DATA EXCERPT ::

☆ ☆ ☆ ☆ ☆ ☆ ☆

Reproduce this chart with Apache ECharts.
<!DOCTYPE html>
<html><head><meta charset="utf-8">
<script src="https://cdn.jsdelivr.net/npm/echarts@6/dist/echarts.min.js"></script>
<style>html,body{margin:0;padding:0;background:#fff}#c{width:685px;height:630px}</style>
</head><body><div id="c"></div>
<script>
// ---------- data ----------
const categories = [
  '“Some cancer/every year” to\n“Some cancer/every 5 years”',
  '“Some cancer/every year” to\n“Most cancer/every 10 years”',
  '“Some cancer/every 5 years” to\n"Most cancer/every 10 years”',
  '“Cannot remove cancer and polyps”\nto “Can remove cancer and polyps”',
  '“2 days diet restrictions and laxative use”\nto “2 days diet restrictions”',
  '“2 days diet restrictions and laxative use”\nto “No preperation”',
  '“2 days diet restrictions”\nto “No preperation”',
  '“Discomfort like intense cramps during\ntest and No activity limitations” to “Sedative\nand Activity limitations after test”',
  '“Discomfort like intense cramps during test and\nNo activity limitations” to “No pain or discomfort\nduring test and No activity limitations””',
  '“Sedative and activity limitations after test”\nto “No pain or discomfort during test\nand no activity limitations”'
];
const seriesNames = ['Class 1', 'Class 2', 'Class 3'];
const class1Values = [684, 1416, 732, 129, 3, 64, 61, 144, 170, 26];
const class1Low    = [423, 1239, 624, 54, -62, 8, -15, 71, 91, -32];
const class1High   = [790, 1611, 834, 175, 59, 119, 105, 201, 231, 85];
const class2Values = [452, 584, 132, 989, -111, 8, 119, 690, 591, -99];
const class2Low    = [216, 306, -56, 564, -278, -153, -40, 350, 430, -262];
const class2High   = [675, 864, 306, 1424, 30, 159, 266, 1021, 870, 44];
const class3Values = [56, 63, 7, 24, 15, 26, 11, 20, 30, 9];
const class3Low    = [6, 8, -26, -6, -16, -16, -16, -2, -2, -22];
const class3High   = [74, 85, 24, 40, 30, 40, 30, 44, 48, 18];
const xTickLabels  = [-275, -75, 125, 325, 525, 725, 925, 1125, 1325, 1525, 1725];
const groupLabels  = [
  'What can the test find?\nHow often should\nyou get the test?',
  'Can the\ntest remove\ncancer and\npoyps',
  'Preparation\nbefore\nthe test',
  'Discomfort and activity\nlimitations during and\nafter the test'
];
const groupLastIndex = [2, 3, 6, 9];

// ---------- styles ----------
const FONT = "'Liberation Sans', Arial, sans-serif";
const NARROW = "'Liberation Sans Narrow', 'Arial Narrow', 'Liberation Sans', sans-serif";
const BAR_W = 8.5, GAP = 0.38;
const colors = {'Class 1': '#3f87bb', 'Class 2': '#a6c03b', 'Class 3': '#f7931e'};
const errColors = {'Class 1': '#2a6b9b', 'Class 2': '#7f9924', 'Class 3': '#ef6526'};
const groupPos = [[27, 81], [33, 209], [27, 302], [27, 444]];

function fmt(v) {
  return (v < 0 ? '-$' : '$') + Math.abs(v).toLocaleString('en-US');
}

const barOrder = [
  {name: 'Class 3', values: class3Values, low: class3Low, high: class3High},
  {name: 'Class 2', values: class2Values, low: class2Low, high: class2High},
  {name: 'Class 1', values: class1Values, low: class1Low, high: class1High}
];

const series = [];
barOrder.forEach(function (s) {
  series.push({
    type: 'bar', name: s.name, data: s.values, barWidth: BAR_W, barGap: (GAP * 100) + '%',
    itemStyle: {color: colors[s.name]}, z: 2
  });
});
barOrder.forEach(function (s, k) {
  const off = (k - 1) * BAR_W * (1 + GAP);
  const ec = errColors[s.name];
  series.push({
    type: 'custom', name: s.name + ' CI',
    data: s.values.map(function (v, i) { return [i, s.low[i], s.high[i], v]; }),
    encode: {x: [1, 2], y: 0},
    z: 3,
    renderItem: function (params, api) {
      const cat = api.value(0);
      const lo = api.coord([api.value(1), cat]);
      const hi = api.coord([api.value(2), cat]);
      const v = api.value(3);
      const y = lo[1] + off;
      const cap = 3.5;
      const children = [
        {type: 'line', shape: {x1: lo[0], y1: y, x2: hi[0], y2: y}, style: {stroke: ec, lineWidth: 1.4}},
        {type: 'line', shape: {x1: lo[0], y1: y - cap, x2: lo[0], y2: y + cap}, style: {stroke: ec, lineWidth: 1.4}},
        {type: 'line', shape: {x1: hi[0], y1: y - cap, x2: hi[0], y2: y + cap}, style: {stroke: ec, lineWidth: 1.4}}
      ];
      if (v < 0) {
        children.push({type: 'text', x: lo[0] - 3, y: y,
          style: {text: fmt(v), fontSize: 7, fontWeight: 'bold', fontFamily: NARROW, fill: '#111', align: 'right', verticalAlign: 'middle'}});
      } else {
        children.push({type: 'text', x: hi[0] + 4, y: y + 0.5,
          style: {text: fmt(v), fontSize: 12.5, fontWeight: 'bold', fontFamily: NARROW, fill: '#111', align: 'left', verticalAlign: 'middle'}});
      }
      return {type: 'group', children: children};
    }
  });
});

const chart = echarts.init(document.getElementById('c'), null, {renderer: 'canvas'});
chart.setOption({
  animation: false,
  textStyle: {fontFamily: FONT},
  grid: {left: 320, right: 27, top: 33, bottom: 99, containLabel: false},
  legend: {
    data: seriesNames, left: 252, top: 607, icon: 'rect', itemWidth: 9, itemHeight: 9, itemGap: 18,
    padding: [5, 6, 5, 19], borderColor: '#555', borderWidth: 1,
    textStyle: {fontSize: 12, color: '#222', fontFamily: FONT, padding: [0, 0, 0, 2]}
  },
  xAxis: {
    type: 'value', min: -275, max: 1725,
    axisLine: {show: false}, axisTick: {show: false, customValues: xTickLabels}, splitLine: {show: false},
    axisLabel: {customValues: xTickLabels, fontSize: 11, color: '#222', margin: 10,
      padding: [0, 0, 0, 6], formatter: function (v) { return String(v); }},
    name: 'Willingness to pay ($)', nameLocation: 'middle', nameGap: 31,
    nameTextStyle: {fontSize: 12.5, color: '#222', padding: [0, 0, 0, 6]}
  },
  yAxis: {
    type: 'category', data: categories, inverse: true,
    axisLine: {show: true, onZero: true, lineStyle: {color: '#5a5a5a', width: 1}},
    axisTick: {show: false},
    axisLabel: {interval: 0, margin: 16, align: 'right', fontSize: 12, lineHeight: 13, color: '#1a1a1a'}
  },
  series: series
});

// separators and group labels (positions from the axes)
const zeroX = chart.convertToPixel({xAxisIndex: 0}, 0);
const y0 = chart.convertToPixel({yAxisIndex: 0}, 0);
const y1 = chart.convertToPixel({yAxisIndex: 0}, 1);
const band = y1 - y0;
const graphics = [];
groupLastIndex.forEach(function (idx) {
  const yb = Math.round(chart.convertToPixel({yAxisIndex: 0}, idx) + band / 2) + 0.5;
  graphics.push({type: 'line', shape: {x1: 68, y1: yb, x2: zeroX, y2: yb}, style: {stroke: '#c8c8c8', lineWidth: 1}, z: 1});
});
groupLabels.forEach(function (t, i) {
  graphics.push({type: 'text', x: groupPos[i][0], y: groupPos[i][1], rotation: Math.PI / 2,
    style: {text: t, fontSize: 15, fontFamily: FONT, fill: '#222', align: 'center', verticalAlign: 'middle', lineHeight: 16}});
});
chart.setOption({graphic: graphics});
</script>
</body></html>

☆ ☆ ☆ ☆ ☆ ☆ ☆

EXERCISE AIM :: Go back to the listing above and please repeat it exactly.

TASK OUTPUT ::
Reproduce this chart with Apache ECharts.
<!DOCTYPE html>
<html><head><meta charset="utf-8">
<script src="https://cdn.jsdelivr.net/npm/echarts@6/dist/echarts.min.js"></script>
<style>html,body{margin:0;padding:0;background:#fff}#c{width:685px;height:630px}</style>
</head><body><div id="c"></div>
<script>
// ---------- data ----------
const categories = [
  '“Some cancer/every year” to\n“Some cancer/every 5 years”',
  '“Some cancer/every year” to\n“Most cancer/every 10 years”',
  '“Some cancer/every 5 years” to\n"Most cancer/every 10 years”',
  '“Cannot remove cancer and polyps”\nto “Can remove cancer and polyps”',
  '“2 days diet restrictions and laxative use”\nto “2 days diet restrictions”',
  '“2 days diet restrictions and laxative use”\nto “No preperation”',
  '“2 days diet restrictions”\nto “No preperation”',
  '“Discomfort like intense cramps during\ntest and No activity limitations” to “Sedative\nand Activity limitations after test”',
  '“Discomfort like intense cramps during test and\nNo activity limitations” to “No pain or discomfort\nduring test and No activity limitations””',
  '“Sedative and activity limitations after test”\nto “No pain or discomfort during test\nand no activity limitations”'
];
const seriesNames = ['Class 1', 'Class 2', 'Class 3'];
const class1Values = [684, 1416, 732, 129, 3, 64, 61, 144, 170, 26];
const class1Low    = [423, 1239, 624, 54, -62, 8, -15, 71, 91, -32];
const class1High   = [790, 1611, 834, 175, 59, 119, 105, 201, 231, 85];
const class2Values = [452, 584, 132, 989, -111, 8, 119, 690, 591, -99];
const class2Low    = [216, 306, -56, 564, -278, -153, -40, 350, 430, -262];
const class2High   = [675, 864, 306, 1424, 30, 159, 266, 1021, 870, 44];
const class3Values = [56, 63, 7, 24, 15, 26, 11, 20, 30, 9];
const class3Low    = [6, 8, -26, -6, -16, -16, -16, -2, -2, -22];
const class3High   = [74, 85, 24, 40, 30, 40, 30, 44, 48, 18];
const xTickLabels  = [-275, -75, 125, 325, 525, 725, 925, 1125, 1325, 1525, 1725];
const groupLabels  = [
  'What can the test find?\nHow often should\nyou get the test?',
  'Can the\ntest remove\ncancer and\npoyps',
  'Preparation\nbefore\nthe test',
  'Discomfort and activity\nlimitations during and\nafter the test'
];
const groupLastIndex = [2, 3, 6, 9];

// ---------- styles ----------
const FONT = "'Liberation Sans', Arial, sans-serif";
const NARROW = "'Liberation Sans Narrow', 'Arial Narrow', 'Liberation Sans', sans-serif";
const BAR_W = 8.5, GAP = 0.38;
const colors = {'Class 1': '#3f87bb', 'Class 2': '#a6c03b', 'Class 3': '#f7931e'};
const errColors = {'Class 1': '#2a6b9b', 'Class 2': '#7f9924', 'Class 3': '#ef6526'};
const groupPos = [[27, 81], [33, 209], [27, 302], [27, 444]];

function fmt(v) {
  return (v < 0 ? '-$' : '$') + Math.abs(v).toLocaleString('en-US');
}

const barOrder = [
  {name: 'Class 3', values: class3Values, low: class3Low, high: class3High},
  {name: 'Class 2', values: class2Values, low: class2Low, high: class2High},
  {name: 'Class 1', values: class1Values, low: class1Low, high: class1High}
];

const series = [];
barOrder.forEach(function (s) {
  series.push({
    type: 'bar', name: s.name, data: s.values, barWidth: BAR_W, barGap: (GAP * 100) + '%',
    itemStyle: {color: colors[s.name]}, z: 2
  });
});
barOrder.forEach(function (s, k) {
  const off = (k - 1) * BAR_W * (1 + GAP);
  const ec = errColors[s.name];
  series.push({
    type: 'custom', name: s.name + ' CI',
    data: s.values.map(function (v, i) { return [i, s.low[i], s.high[i], v]; }),
    encode: {x: [1, 2], y: 0},
    z: 3,
    renderItem: function (params, api) {
      const cat = api.value(0);
      const lo = api.coord([api.value(1), cat]);
      const hi = api.coord([api.value(2), cat]);
      const v = api.value(3);
      const y = lo[1] + off;
      const cap = 3.5;
      const children = [
        {type: 'line', shape: {x1: lo[0], y1: y, x2: hi[0], y2: y}, style: {stroke: ec, lineWidth: 1.4}},
        {type: 'line', shape: {x1: lo[0], y1: y - cap, x2: lo[0], y2: y + cap}, style: {stroke: ec, lineWidth: 1.4}},
        {type: 'line', shape: {x1: hi[0], y1: y - cap, x2: hi[0], y2: y + cap}, style: {stroke: ec, lineWidth: 1.4}}
      ];
      if (v < 0) {
        children.push({type: 'text', x: lo[0] - 3, y: y,
          style: {text: fmt(v), fontSize: 7, fontWeight: 'bold', fontFamily: NARROW, fill: '#111', align: 'right', verticalAlign: 'middle'}});
      } else {
        children.push({type: 'text', x: hi[0] + 4, y: y + 0.5,
          style: {text: fmt(v), fontSize: 12.5, fontWeight: 'bold', fontFamily: NARROW, fill: '#111', align: 'left', verticalAlign: 'middle'}});
      }
      return {type: 'group', children: children};
    }
  });
});

const chart = echarts.init(document.getElementById('c'), null, {renderer: 'canvas'});
chart.setOption({
  animation: false,
  textStyle: {fontFamily: FONT},
  grid: {left: 320, right: 27, top: 33, bottom: 99, containLabel: false},
  legend: {
    data: seriesNames, left: 252, top: 607, icon: 'rect', itemWidth: 9, itemHeight: 9, itemGap: 18,
    padding: [5, 6, 5, 19], borderColor: '#555', borderWidth: 1,
    textStyle: {fontSize: 12, color: '#222', fontFamily: FONT, padding: [0, 0, 0, 2]}
  },
  xAxis: {
    type: 'value', min: -275, max: 1725,
    axisLine: {show: false}, axisTick: {show: false, customValues: xTickLabels}, splitLine: {show: false},
    axisLabel: {customValues: xTickLabels, fontSize: 11, color: '#222', margin: 10,
      padding: [0, 0, 0, 6], formatter: function (v) { return String(v); }},
    name: 'Willingness to pay ($)', nameLocation: 'middle', nameGap: 31,
    nameTextStyle: {fontSize: 12.5, color: '#222', padding: [0, 0, 0, 6]}
  },
  yAxis: {
    type: 'category', data: categories, inverse: true,
    axisLine: {show: true, onZero: true, lineStyle: {color: '#5a5a5a', width: 1}},
    axisTick: {show: false},
    axisLabel: {interval: 0, margin: 16, align: 'right', fontSize: 12, lineHeight: 13, color: '#1a1a1a'}
  },
  series: series
});

// separators and group labels (positions from the axes)
const zeroX = chart.convertToPixel({xAxisIndex: 0}, 0);
const y0 = chart.convertToPixel({yAxisIndex: 0}, 0);
const y1 = chart.convertToPixel({yAxisIndex: 0}, 1);
const band = y1 - y0;
const graphics = [];
groupLastIndex.forEach(function (idx) {
  const yb = Math.round(chart.convertToPixel({yAxisIndex: 0}, idx) + band / 2) + 0.5;
  graphics.push({type: 'line', shape: {x1: 68, y1: yb, x2: zeroX, y2: yb}, style: {stroke: '#c8c8c8', lineWidth: 1}, z: 1});
});
groupLabels.forEach(function (t, i) {
  graphics.push({type: 'text', x: groupPos[i][0], y: groupPos[i][1], rotation: Math.PI / 2,
    style: {text: t, fontSize: 15, fontFamily: FONT, fill: '#222', align: 'center', verticalAlign: 'middle', lineHeight: 16}});
});
chart.setOption({graphic: graphics});
</script>
</body></html>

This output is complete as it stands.